Maybe it’s just that the press revels in cannibalism or they’re goths but they seem uncommonly fascinated with their own demise.  By now, you’ve read the endless weeping, wailing and gnashing of teeth about how Web 2.0 is killing journalism as we know it (and letting the great unwashed participate more and more).  One well-toasted article (deservedly so) about this is from the Center for Citizen Media blog (gasp, new media!): The Demise of the Professional Photojournalist.  While it’s another article mourning of the traditional journalist, it also points out what Web 2.0 has to offer and what it ultimately cannot offer.
What’s different about the Citmedia article (and for that matter, a good Times Online article) is that it doesn’t try to scare us about the ending of an era but suggests that old media and media can peacefully co-exist and compliment each other. 

As the Citmedia article notes, amateur films go back to the JFK assassination right up through Michael Richards’ racist rant and the L.A.P.D.‘s savage manhandling of Rodney King.  In all of those cases, no professional photographer or newsman was on the scene to document it but because an amateur was there filming each of those events, they’re now vividly part of our culture.  Imagine the impact of each of those events if they were merely reported on second hand and not actually recorded by film- the JFK assassination would have still shaken the country but would Richards have been in as much trouble or would the King beating have prompted the L.A. riots?  Doubtful.  Since the advent of film, we’ve been fascinated by the idea of moving images, continuing through to TV and the web.  This medium makes experiences all the more graphic for us, literally and figuratively (which is why the Web has become the most popular part of the Internet, next to e-mail).  It also helps to explain why YouTube has become such a phenom.

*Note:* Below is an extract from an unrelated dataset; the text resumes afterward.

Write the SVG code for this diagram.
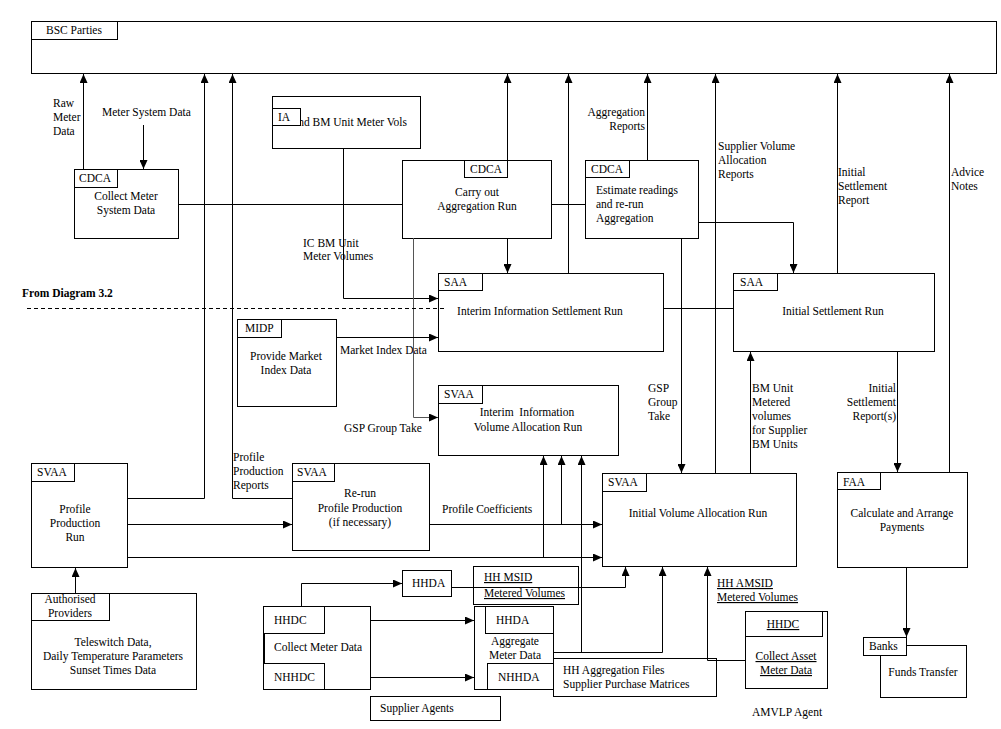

But as the Times Online article suggests, non-pro video can also help to supplement the news and be incorporated into reporting.  It’s likely that this trend will continue and there’s no real downside to it as long as you have an editor in place to determine what’s usable.  Obviously, news crews can’t be everywhere to document what’s going on so having ordinarily citizens fill in the gaps is a smart way to help cover more events.

Before we annoint citizen journalism as the sole wave of the future in media, let’s not fool ourselves.  The Citmedia article wisely notes that there is always going to be a place for pros out there, in any field.  News orgs are going to send camera crews into Bagdad or Beirut to cover stories but unless someone in those locales has a camera phone at the right place and time, you’re not going to see events there on TV or on the web.  Similarly, average citizen journalists aren’t going to get access to film say a Tom Cruise interview (which might be a bad thing actually).  As such, there’s always a place for the pros in any media.  They’re just gonna have to learn to share their space with the amateurs more and more now.